I am sitting at the kitchen table trying desperately to do my cake accounts.  I say 'desperately' because you are refusing to believe I am 'not here' and keep insisting on telling me 'yeah you are, look, I can see you'.  I have big earphones on.  The big earphones are meant to signify that I am NOT HERE and your dad is now 'it'.  So why oh why do you keep poking me.  He's sitting over there, look.  On the sofa, where he always sits on a fecking Friday,
It's only thanks to T that I am not flt to murder, she gave me drugs.  Yup, your ma is quite happily high as a kite over here.  One xanex and a glass of gin and an hour's worth of deleted accounts that have to re-entered aren't phasing me in the least.  Actually, it's only that high-ness that is enabling me to write you this letter.  If I weren't so calm I'd be halfway to somewhere sunny and far away.
I love you with all of me.  Seriously, I love the bones of you.  But, there's always a 'but' huh?  But, right now, I could happily nail your balls to the floor.  You are young, and I keep reminding myself of this but not so young as to be unable to do a couple of things for  yourselves.  After all you can reach every hidden biscuit and bottle of juice in the house so why in God's name can you not raise your arms 5" to hang up your sodding coats and school bags??  You know you have to hang them up because I made that sheet, remember?  The one that I drew up for each of you and LAMINATED because I was so stressed by tripping over schoolbags, shoes and jackets just casually flung on the floor inside the front door.
Why can't you pee INTO the toilet?  It's a big hole, like seriously???  Also, when you use the last of the toilet roll it's manners to both replace the roll AND put the empty cardboard tube into the bloody bin.  NOT on the floor.  Oh, and if you spit a gob of toothpaste into the sink WIPE IT UP.  You know that kind've shit makes me heave.  
I found something growing in the playroom today, it was making a break for the window.  I don't know what it was but I killed it.
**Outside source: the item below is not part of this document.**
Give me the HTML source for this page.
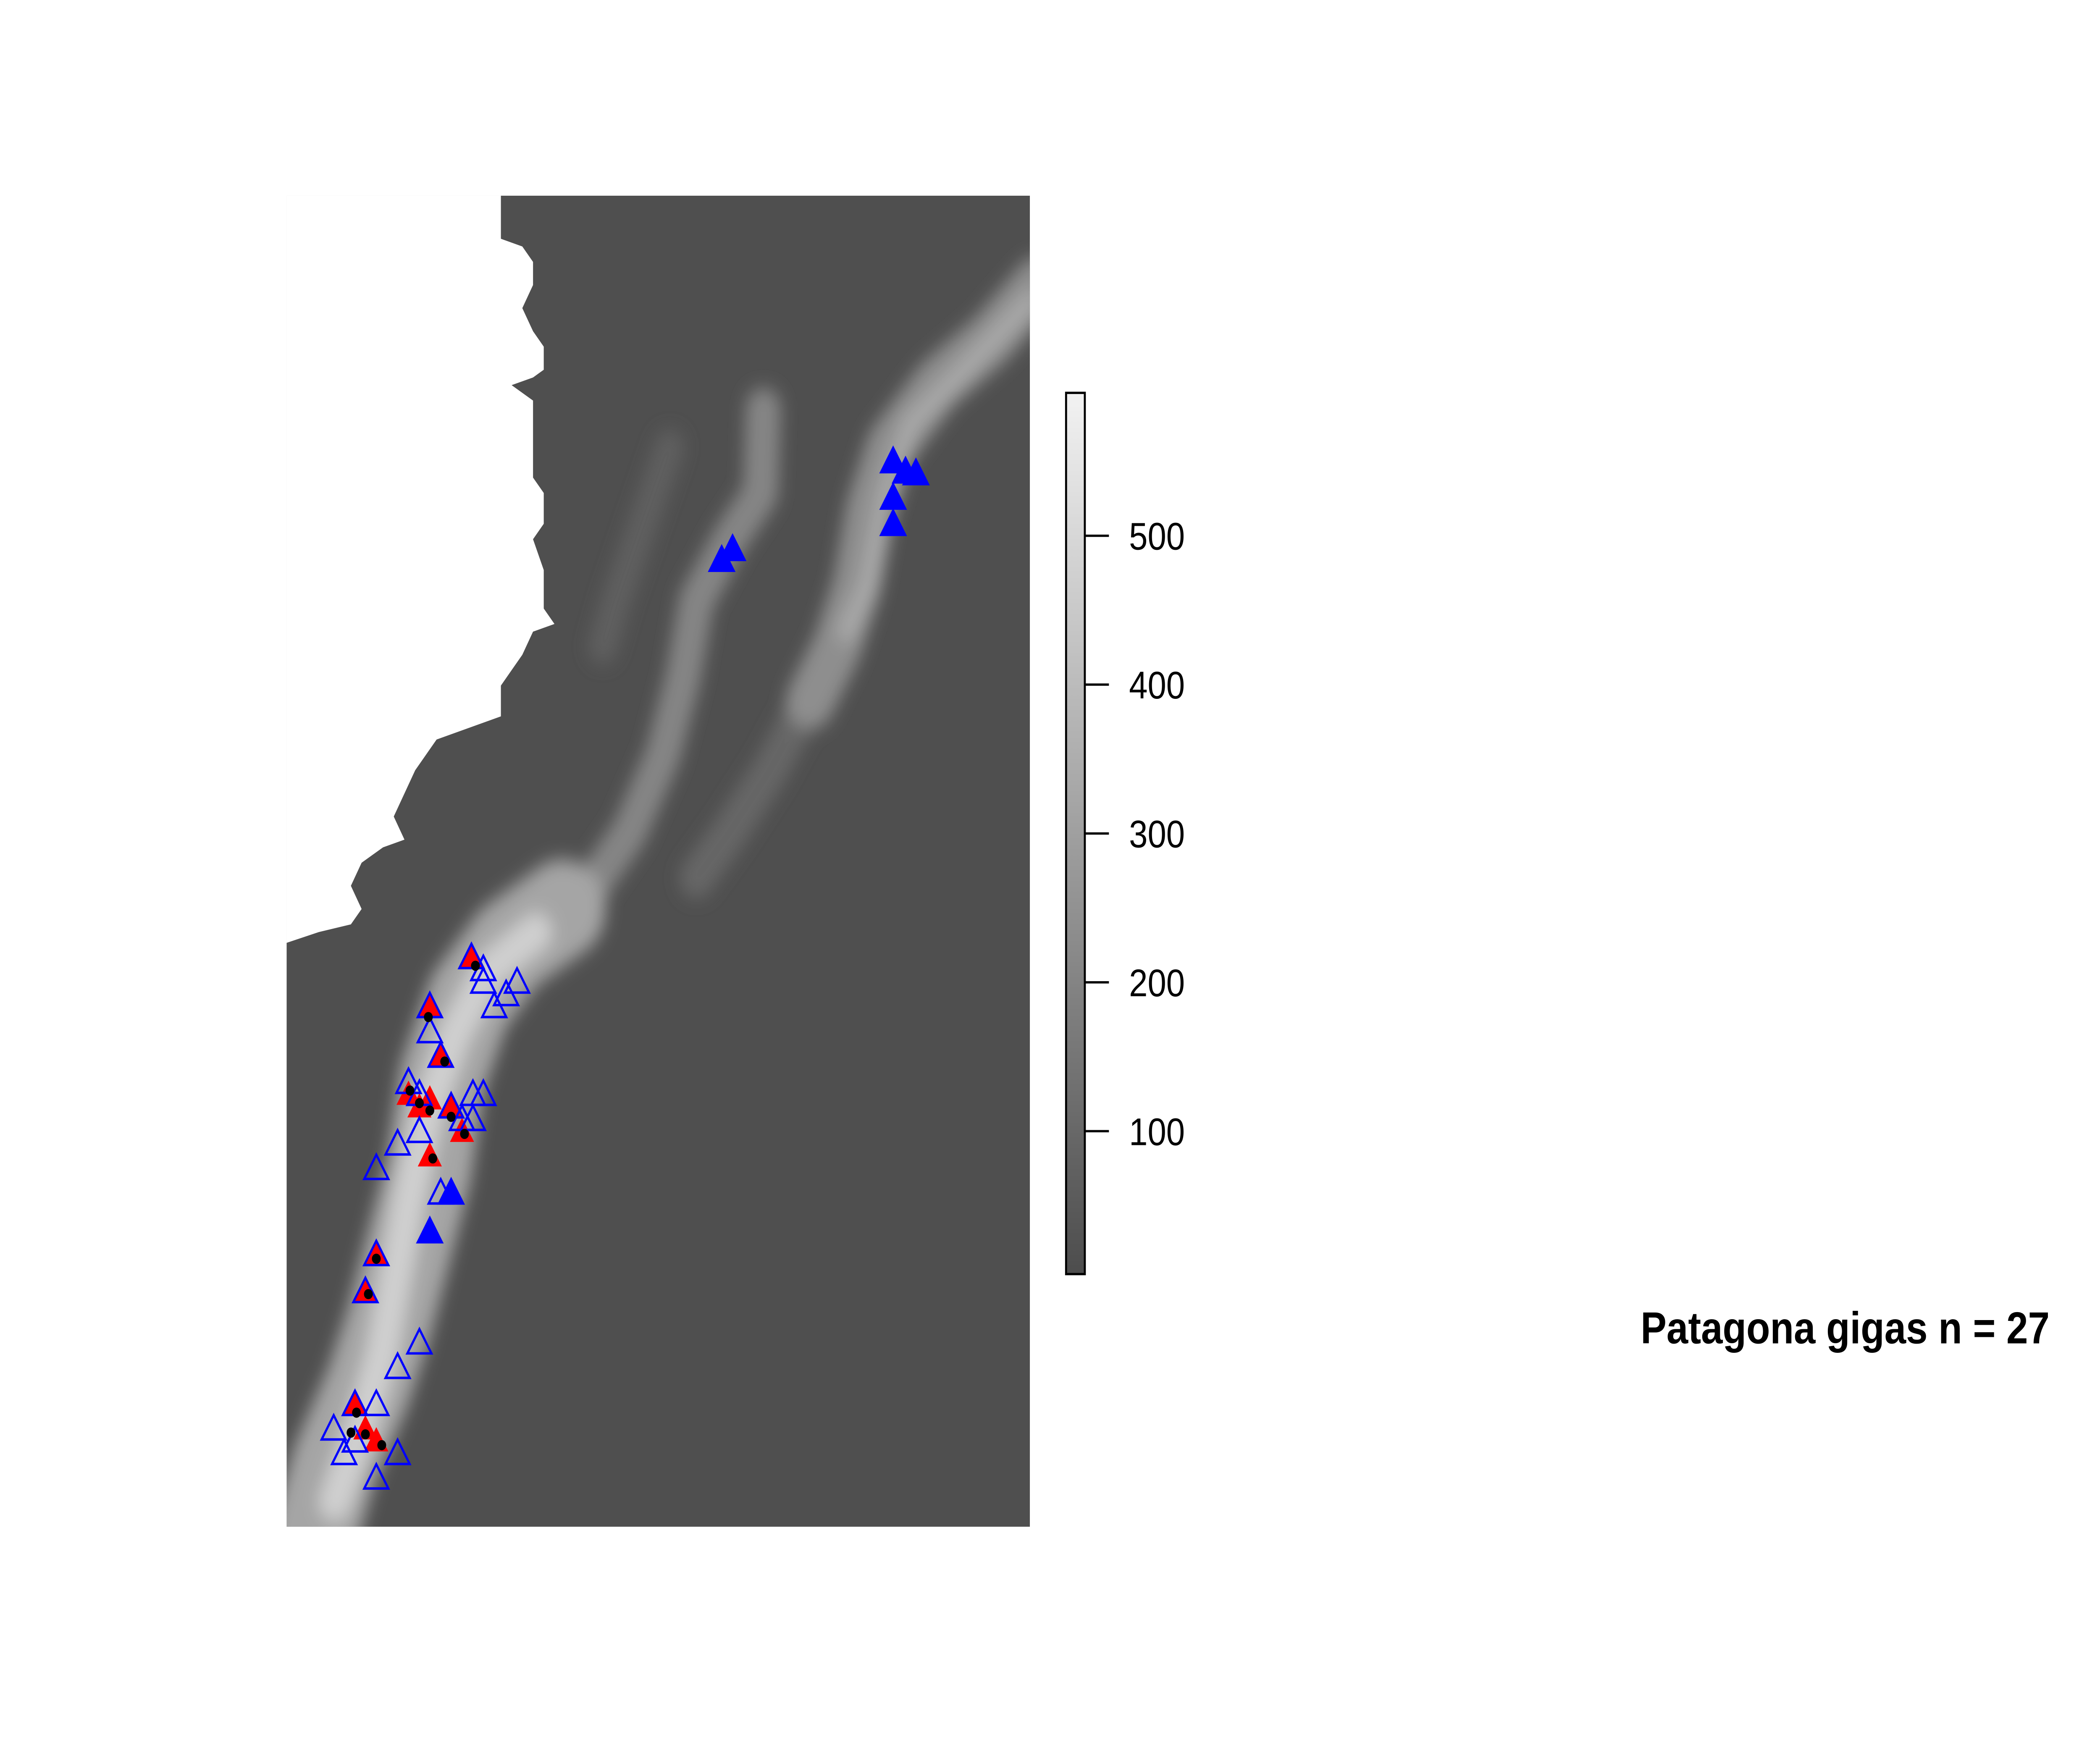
<!DOCTYPE html>
<html><head><meta charset="utf-8"><style>
html,body{margin:0;padding:0;background:#fff;width:100%;height:100%;overflow:hidden;}
svg{display:block;overflow:hidden;width:100vw;height:100vh;}
text{font-family:"Liberation Sans",Arial,sans-serif;}
</style></head><body>
<svg id="chart" viewBox="0 0 1568 1145" preserveAspectRatio="none" xmlns="http://www.w3.org/2000/svg">
<defs>
<filter id="blur" x="-20%" y="-20%" width="140%" height="140%"><feGaussianBlur stdDeviation="6"/></filter>
<linearGradient id="cbar" x1="0" y1="1" x2="0" y2="0">
<stop offset="0" stop-color="#4d4d4d"/><stop offset="1" stop-color="#f2f2f2"/></linearGradient>
<clipPath id="mapclip"><rect x="214" y="127" width="555" height="864"/></clipPath>
<clipPath id="pageclip"><rect x="0" y="0" width="1568" height="1145"/></clipPath>
</defs>
<g clip-path="url(#pageclip)">
<g clip-path="url(#mapclip)">
<rect x="214" y="127" width="555" height="864" fill="#4f4f4f"/>
<g filter="url(#blur)" fill="none" stroke-linecap="round" stroke-linejoin="round">
<polyline points="600,460 575,500 545,540 520,570" stroke="#666" stroke-width="26"/>
<polyline points="775,185 740,220 700,250 665,290 650,330 640,380 625,420 605,455" stroke="#8e8e8e" stroke-width="36"/>
<polyline points="770,195 720,240 680,275 662,320 648,380 632,410" stroke="#a8a8a8" stroke-width="14"/>
<polyline points="570,265 568,320 545,350 520,390 510,440 495,490 470,540 430,590" stroke="#858585" stroke-width="26"/>
<polyline points="500,290 480,340 460,390 450,420" stroke="#5e5e5e" stroke-width="22"/>
<polyline points="420,590 380,615 350,650 330,700 320,760 305,810 290,860 275,900 250,950 235,995" stroke="#a5a5a5" stroke-width="64"/>
<polyline points="400,605 365,630 340,670 320,720 305,780 295,830 285,880 268,930 250,975" stroke="#cfcfcf" stroke-width="24"/>
</g>
<polygon fill="#ffffff" points="214,120 374,120 374,155 390,160 398,170 398,185 390,200 398,215 406,225 406,240 398,245 382,250 398,260 398,310 406,320 406,340 398,350 406,370 406,395 414,405 398,410 390,425 382,435 374,445 374,465 358,470 342,475 326,480 318,490 310,500 302,515 294,530 302,545 286,550 270,560 262,575 270,590 262,600 238,605 214,612"/>
<rect x="334" y="452" width="7" height="15" fill="#fff"/>
</g>
<g id="marks"></g>
<g>
<rect x="796" y="255" width="14" height="572" fill="url(#cbar)" stroke="#000" stroke-width="1.5"/>
<g id="cticks"></g>
</g>
<text x="1225" y="872" font-size="29" font-weight="bold" fill="#000">Patagona gigas n = 27</text>
</g>
</svg>
<script>
const filledLon=[-68.76,-68.51,-68.30,-68.76,-68.76,-72.22,-72.00,-77.68,-78.11];
const filledLat=[7.32,7.14,7.11,6.68,6.22,5.59,5.78,-5.51,-6.19];
const openLon=[-77.27,-77.03,-77.03,-76.35,-76.57,-76.81,-78.11,-78.11,-77.89,-78.54,-78.32,-77.68,-77.24,-77.03,-77.46,-77.24,-78.32,-78.76,-79.19,-77.89,-79.19,-79.41,-78.32,-78.76,-79.62,-79.19,-80.05,-79.62,-79.84,-78.76,-79.19];
const openLat=[-1.38,-1.59,-1.81,-1.81,-2.03,-2.24,-2.24,-2.68,-3.11,-3.57,-3.78,-4.0,-3.78,-3.78,-4.22,-4.22,-4.43,-4.65,-5.08,-5.51,-6.59,-7.24,-8.14,-8.57,-9.22,-9.22,-9.65,-9.86,-10.08,-10.08,-10.51];
const redLon=[-77.27,-78.11,-77.89,-78.54,-78.32,-78.11,-77.68,-77.46,-78.11,-79.19,-79.41,-79.62,-79.41,-79.19];
const redLat=[-1.38,-2.24,-3.11,-3.78,-4.0,-3.86,-4.0,-4.43,-4.86,-6.59,-7.24,-9.22,-9.65,-9.86];
const dotLon=[-77.19,-78.14,-77.81,-78.51,-78.32,-78.11,-77.68,-77.41,-78.05,-79.19,-79.35,-79.59,-79.70,-79.41,-79.08];
const dotLat=[-1.51,-2.41,-3.19,-3.70,-3.92,-4.05,-4.16,-4.46,-4.89,-6.65,-7.27,-9.35,-9.70,-9.73,-9.92];
const legendTicks=[100,200,300,400,500];
const legendMin=4, legendMax=596;

const NS="http://www.w3.org/2000/svg";
const xS=lon=>214+(lon+81)*37;
const yS=lat=>127+(12-lat)*37;
const cY=v=>827-(v-legendMin)/(legendMax-legendMin)*572;
const g=document.getElementById('marks');
function tri(x,y,fill,stroke){
  const p=document.createElementNS(NS,'polygon');
  const s=9;
  p.setAttribute('points',`${x},${y-s*1.05} ${x-s},${y+s*0.7} ${x+s},${y+s*0.7}`);
  p.setAttribute('fill',fill);p.setAttribute('stroke',stroke);p.setAttribute('stroke-width','1.6');
  return p;
}
redLon.forEach((lo,i)=>{
  const c=tri(xS(lo),yS(redLat[i]),'#ff0000','none');
  
  
  g.appendChild(c);
});
openLon.forEach((lo,i)=>{
  const t=tri(xS(lo),yS(openLat[i]),'none','#0000ff');
  
  
  g.appendChild(t);
});
filledLon.forEach((lo,i)=>{
  const t=tri(xS(lo),yS(filledLat[i]),'#0000ff','#0000ff');
  
  
  g.appendChild(t);
});
dotLon.forEach((lo,i)=>{
  const c=document.createElementNS(NS,'circle');
  c.setAttribute('cx',xS(lo));c.setAttribute('cy',yS(dotLat[i]));c.setAttribute('r','3.3');c.setAttribute('fill','#000');
  
  
  g.appendChild(c);
});
const ct=document.getElementById('cticks');
legendTicks.forEach(v=>{
  const y=cY(v);
  const l=document.createElementNS(NS,'line');
  l.setAttribute('x1',810);l.setAttribute('x2',828);l.setAttribute('y1',y);l.setAttribute('y2',y);
  l.setAttribute('stroke','#000');l.setAttribute('stroke-width','1.5');
  
  
  ct.appendChild(l);
  const t=document.createElementNS(NS,'text');
  t.setAttribute('x',843);t.setAttribute('y',y+9);t.setAttribute('font-size','25');
  t.textContent=v;
  
  
  ct.appendChild(t);
});
</script>
</body></html>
Rex and Max, on the other hand, looked too weak to move as they haven't been fed.  Yet.
So, boys, seriously, pick your stuff up or one day you are going to come home to a delightfully clear and Zen like house.  Clear because your stuff will be in the recycling centre.  Given away so that kids, who do tidy up after themselves, can have something to play with.
You are only young but if you don't get it together and learn to stop cultivating life behind the sofa no one will ever EVER let you live with them and that means I will have to move out of home and I like my home.  That's why I want you to pick up your shoes, socks, jocks, Lego (fucking Lego will be the death of me), batteries (also another likely cause of ma death), costumes, shoes, bags, jackets, empty toilet roll tubes, food wrappers (you do know you're not meant to eat in there don't you?) and cups.  There are three of you.  THREE, four including the borrowed boy, yet every day I put upwards of glasses into the dishwasher.  The dishwasher that your father insists on rearranging.  He's a fecker too btw.  I, on the other hand, am utterly perfect.  But only cos I'm every so slightly out of my bin right now.

Lots of love,
Mam x

p.s. When you are old enough to have a partner and perhaps have kids with them NEVER EVER say to said partner when s/he asks you to do something "but it's my day off" 'cos, if s/he is like me, it may well end up being the last thing you ever say.  Us 'homemakers/housewives/gobshites' never get a day off.  E.V.E.R.